Latar belakang ketertarikan pada komik

X-Go mengaku pertama kali mengenal komik melalui Dragon Ball, dan membuat komik dengan model-model gambar Saint Saiya.  Keduanya adalah komik dan animasi yang populer di masa remajanya di tahun 90an.  Di tahun 1999, ada ajakan pameran komik dari studio Oret, dan X-Go tertarik mengikutinya.  Di hari pembukaannya, dia cukup kaget melihat komik-komik yang dipamerkan ternyata tidak seperti komik konvensional yang selama ini dia kenal.  X-Go mengklaim diri bukan komikus, karena dia lebih menyukai membuat komik yang melewati batas komik-komik pada umumnya, yang tidak dijual di toko-toko buku besar, yang mediumnya bisa berpindah-pindah.  Dia hanya mengadaptasi art komik itu sendiri pada media lainnya.
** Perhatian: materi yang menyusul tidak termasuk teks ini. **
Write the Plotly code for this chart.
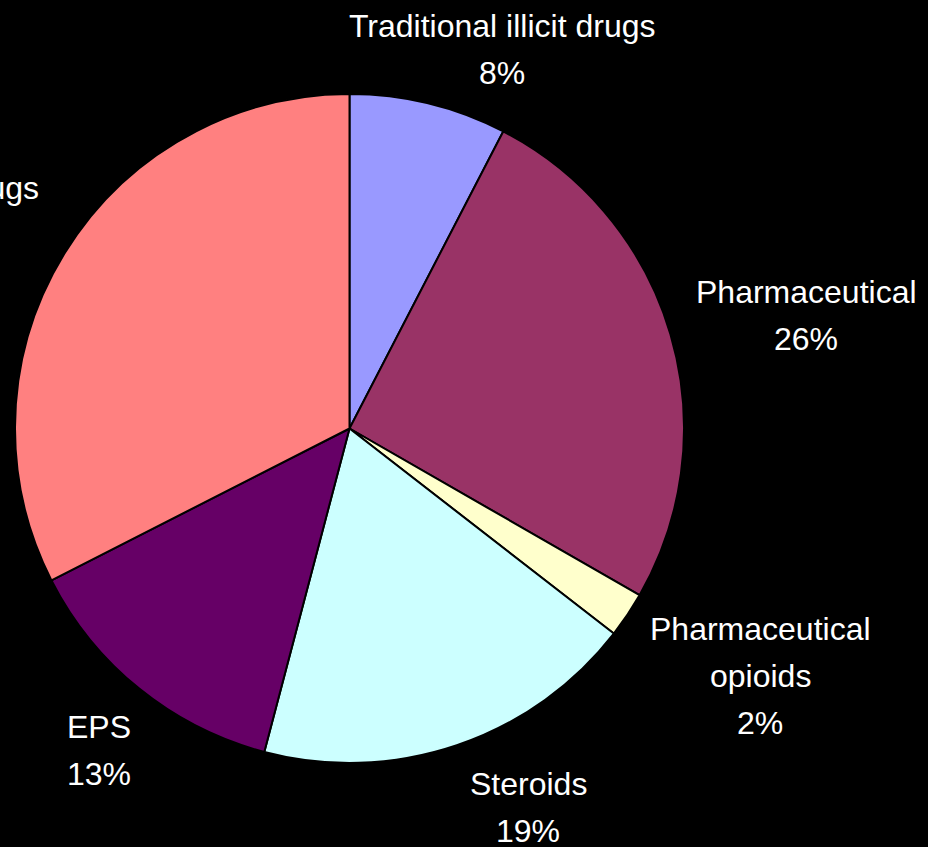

Broky pertama kali ngomik sewaktu SMP juga, dengan membaca Kungfu Boy dan lain-lainnya.  Menurutnya, meskipun mediumnya apa saja, tapi pada akhirnya komik itu sekuensial, berurutan, terjuktaposisi.  Dia mengaku “terjebak” dalam bidang komik karena kuliah di desain grafis di Unesa, dan mulai mengenal komik waktu Pekan Komik Indonesia di Malang tahun 2005.  Dia merasa asyik dan sangat menikmatinya, bisa ngomik bareng dan menggambar bareng, bertemu dengan komikus-komikus dari kota lain, dan memang benar, komik tidak terbatas pada medium kertas.

Pak Waw mengaku selalu suka komik, apa saja tipenya.  Dia awalnya juga menyukai komik superhero karena komik itu memiliki warna-warna yang mencolok, padahal TV pada zaman kecilnya, masih hitam putih.  Apalagi, sosok-sosok dalam komik itu heroik.  Selain itu, dia sempat mewarisi komik dari kakeknya.  Sayangnya, ibunya tidak menyukai hobinya itu.  Pak Waw sempat membeli komik-komik Marvel seharga Rp.500an.  Koleksinya itu sayangnya diketemukan ibunya, dan dibakar di depan matanya, karena ibunya berpikir kesenangannya itu merusak pikirannya, “nggarai koen goblok (membuat kamu goblok).”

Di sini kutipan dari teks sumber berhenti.